» **Short task**
Everything from the first line of the data through the line with "from bokeh.resources import INLINE" is to be echoed exactly, minus the pictures.
## BEGIN Data shown
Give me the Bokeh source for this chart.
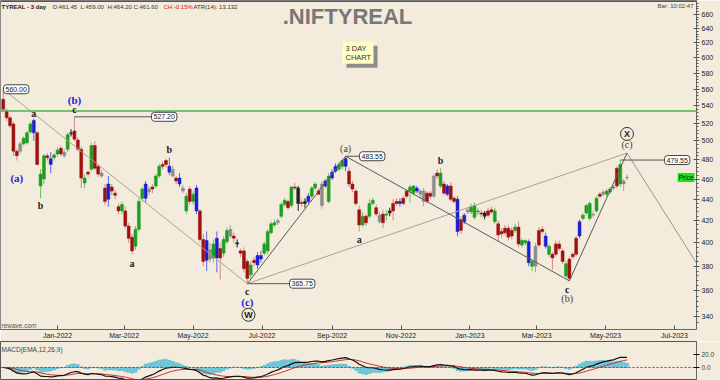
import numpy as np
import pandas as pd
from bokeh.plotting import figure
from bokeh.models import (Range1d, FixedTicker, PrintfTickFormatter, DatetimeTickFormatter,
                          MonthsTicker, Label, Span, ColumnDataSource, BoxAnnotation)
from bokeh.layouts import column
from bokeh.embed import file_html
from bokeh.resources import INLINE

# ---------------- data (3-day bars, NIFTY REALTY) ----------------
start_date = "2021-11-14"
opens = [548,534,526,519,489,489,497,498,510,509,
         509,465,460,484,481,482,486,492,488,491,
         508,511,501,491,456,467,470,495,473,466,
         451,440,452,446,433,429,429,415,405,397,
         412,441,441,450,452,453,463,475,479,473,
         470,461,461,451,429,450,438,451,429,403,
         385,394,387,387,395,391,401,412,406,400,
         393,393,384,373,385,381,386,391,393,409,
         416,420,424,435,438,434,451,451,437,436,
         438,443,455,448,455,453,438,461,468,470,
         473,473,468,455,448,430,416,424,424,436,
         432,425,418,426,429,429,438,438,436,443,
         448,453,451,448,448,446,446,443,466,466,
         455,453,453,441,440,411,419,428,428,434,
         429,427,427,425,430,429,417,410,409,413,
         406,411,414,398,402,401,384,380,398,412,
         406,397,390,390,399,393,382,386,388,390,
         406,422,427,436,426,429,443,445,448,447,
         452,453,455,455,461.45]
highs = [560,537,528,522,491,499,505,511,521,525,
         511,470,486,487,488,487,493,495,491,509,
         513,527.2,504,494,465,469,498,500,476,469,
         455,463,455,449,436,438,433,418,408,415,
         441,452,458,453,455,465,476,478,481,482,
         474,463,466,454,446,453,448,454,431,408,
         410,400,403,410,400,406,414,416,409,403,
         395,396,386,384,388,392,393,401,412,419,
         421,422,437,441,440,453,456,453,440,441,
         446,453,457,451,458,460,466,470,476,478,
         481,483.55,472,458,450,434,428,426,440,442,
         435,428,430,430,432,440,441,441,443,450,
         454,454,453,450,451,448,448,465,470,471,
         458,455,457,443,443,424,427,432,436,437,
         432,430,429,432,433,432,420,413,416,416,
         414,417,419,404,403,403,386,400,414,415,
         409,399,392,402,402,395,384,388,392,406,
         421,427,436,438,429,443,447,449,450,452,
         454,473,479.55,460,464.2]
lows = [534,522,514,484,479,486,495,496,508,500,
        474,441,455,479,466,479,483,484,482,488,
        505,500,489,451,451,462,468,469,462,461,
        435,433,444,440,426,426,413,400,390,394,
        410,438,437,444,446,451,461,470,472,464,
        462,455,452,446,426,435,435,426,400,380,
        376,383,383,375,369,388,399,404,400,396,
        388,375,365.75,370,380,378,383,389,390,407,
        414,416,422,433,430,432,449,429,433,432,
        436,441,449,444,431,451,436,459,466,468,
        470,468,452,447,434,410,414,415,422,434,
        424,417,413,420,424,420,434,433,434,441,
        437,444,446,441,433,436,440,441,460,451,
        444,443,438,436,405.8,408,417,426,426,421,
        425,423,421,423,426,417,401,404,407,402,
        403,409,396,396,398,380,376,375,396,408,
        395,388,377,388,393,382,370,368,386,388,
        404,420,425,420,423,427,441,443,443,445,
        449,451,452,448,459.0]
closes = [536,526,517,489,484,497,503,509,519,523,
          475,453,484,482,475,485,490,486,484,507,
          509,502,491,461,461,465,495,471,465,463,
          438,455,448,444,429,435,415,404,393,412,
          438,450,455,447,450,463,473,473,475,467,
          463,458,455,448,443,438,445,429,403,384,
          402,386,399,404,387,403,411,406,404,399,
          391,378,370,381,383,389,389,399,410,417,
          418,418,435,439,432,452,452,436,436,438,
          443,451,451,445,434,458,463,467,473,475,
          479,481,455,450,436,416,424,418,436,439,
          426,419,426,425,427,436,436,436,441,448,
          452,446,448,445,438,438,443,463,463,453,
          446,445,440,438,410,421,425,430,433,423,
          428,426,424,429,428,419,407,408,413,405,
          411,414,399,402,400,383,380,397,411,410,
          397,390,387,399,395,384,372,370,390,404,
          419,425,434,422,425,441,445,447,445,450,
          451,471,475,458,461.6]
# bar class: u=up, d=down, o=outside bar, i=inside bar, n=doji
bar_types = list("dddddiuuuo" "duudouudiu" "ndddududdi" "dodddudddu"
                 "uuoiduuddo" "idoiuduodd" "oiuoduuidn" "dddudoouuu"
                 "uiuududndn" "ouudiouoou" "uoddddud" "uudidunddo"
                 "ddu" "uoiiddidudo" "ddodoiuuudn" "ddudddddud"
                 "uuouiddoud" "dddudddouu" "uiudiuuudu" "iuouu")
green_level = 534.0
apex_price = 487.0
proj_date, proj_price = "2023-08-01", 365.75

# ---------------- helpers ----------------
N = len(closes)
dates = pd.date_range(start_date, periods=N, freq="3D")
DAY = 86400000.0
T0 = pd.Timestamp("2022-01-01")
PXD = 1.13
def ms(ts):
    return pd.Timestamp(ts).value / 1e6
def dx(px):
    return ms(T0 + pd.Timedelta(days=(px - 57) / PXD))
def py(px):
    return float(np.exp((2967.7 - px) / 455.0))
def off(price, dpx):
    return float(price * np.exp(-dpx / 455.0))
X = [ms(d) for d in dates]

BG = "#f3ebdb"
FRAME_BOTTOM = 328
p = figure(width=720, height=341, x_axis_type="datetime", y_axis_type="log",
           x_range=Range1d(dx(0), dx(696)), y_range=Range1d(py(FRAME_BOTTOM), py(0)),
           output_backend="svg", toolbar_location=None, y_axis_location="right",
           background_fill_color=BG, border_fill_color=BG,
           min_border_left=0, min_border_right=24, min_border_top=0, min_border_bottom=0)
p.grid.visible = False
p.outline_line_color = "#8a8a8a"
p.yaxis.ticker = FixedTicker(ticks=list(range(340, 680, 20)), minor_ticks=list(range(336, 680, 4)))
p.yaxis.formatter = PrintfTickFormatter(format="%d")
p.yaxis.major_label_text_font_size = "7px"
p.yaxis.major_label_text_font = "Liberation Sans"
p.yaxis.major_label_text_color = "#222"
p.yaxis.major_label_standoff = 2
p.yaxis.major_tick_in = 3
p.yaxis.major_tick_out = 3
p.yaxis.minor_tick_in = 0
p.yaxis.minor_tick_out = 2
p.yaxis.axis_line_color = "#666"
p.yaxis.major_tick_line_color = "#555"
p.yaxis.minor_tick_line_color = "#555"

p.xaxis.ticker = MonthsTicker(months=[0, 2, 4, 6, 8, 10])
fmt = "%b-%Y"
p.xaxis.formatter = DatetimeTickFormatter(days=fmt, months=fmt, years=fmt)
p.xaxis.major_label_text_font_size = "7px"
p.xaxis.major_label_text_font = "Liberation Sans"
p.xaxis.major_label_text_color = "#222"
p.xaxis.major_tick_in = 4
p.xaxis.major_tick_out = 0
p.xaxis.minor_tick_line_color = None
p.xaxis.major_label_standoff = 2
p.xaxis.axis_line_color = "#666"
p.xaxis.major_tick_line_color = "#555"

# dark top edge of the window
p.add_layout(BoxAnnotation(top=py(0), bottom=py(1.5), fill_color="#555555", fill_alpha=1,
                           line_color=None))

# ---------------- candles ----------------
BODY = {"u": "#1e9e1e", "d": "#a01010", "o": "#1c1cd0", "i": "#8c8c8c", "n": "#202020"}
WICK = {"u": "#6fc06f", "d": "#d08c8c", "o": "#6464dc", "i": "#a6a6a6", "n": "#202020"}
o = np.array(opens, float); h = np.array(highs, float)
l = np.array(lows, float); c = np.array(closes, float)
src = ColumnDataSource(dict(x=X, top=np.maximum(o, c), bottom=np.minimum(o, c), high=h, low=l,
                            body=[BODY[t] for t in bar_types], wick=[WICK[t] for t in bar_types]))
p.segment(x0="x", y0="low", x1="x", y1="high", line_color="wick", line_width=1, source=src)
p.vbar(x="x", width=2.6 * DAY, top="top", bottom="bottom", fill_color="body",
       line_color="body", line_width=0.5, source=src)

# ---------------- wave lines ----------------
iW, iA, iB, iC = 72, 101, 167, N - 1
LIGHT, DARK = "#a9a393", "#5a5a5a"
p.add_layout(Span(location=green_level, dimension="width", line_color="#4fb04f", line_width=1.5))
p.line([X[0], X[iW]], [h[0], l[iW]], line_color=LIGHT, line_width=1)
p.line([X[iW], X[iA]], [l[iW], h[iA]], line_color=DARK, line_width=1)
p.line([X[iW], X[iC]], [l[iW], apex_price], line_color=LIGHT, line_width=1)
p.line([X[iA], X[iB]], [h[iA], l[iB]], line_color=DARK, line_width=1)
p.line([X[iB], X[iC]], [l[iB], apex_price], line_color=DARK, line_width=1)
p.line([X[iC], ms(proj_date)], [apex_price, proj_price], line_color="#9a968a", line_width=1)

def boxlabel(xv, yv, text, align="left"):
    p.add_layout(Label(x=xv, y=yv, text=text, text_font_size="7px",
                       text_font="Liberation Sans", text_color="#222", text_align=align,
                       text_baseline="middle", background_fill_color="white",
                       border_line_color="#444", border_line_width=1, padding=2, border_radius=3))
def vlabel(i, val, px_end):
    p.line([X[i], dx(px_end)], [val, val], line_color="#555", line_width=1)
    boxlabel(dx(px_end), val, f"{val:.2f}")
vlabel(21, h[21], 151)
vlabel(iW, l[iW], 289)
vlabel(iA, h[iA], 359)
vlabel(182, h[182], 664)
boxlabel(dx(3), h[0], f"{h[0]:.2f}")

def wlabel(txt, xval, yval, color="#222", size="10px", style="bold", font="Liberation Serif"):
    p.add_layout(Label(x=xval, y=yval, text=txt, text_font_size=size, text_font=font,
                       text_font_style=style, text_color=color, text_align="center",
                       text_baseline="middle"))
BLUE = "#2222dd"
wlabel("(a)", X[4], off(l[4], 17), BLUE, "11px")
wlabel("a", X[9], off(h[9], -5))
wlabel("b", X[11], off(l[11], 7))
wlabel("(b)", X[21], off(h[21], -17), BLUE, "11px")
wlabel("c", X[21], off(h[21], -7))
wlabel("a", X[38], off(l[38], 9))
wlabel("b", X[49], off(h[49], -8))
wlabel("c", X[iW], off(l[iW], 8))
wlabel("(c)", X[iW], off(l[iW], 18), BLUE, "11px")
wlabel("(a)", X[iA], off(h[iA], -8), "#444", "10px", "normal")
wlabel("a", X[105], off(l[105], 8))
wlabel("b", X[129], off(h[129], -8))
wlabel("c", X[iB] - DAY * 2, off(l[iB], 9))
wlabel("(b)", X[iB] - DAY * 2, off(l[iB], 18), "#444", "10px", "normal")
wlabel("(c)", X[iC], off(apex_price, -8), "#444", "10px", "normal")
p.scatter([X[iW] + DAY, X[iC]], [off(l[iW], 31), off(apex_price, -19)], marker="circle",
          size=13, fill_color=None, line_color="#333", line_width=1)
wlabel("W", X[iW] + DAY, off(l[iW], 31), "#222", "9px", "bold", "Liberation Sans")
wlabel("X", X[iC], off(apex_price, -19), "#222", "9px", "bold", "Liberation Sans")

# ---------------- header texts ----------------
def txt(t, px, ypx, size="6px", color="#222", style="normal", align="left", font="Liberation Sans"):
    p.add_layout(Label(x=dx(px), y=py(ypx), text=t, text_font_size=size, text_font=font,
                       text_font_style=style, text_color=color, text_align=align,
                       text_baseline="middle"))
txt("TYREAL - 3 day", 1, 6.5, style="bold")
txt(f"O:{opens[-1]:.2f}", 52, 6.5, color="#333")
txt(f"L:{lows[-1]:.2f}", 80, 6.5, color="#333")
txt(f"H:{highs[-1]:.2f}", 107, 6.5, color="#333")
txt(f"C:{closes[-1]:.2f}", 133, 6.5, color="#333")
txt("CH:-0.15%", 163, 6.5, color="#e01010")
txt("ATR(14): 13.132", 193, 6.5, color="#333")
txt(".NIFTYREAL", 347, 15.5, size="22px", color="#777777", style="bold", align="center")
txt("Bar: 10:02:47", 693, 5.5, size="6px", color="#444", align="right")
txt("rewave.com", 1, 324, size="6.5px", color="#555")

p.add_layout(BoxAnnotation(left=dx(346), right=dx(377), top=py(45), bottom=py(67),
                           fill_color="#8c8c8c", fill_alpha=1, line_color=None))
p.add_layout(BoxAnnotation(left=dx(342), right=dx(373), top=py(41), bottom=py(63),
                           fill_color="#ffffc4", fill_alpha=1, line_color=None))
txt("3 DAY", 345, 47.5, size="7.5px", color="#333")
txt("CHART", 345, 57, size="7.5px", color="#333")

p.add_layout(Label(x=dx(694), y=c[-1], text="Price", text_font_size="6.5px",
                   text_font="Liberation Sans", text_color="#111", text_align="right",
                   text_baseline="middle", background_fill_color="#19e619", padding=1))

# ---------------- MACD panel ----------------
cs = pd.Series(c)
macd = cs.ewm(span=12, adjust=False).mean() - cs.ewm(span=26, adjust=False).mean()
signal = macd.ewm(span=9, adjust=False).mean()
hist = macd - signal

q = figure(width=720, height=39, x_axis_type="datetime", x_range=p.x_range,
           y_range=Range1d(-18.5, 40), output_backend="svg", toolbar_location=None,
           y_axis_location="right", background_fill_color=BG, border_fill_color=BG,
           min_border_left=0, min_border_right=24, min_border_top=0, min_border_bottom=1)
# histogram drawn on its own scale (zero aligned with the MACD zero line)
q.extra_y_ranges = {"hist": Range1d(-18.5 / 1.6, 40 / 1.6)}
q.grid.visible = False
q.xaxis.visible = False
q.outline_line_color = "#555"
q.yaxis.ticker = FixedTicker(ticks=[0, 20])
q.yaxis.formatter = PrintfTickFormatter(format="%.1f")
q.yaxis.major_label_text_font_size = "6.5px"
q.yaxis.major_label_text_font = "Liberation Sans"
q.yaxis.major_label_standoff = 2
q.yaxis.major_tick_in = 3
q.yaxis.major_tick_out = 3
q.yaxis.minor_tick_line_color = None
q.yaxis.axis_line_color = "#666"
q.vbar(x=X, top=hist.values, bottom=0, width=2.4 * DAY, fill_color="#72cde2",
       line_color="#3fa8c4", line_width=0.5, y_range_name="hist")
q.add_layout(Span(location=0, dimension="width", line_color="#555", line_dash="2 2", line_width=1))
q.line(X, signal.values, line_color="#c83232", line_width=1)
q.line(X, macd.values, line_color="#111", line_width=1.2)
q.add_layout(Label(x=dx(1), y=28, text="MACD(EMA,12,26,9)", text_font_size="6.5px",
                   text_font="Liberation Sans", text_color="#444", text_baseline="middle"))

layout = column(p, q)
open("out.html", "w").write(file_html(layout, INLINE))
## END Data shown
» **Complete output**
Give me the Bokeh source for this chart.
import numpy as np
import pandas as pd
from bokeh.plotting import figure
from bokeh.models import (Range1d, FixedTicker, PrintfTickFormatter, DatetimeTickFormatter,
                          MonthsTicker, Label, Span, ColumnDataSource, BoxAnnotation)
from bokeh.layouts import column
from bokeh.embed import file_html
from bokeh.resources import INLINE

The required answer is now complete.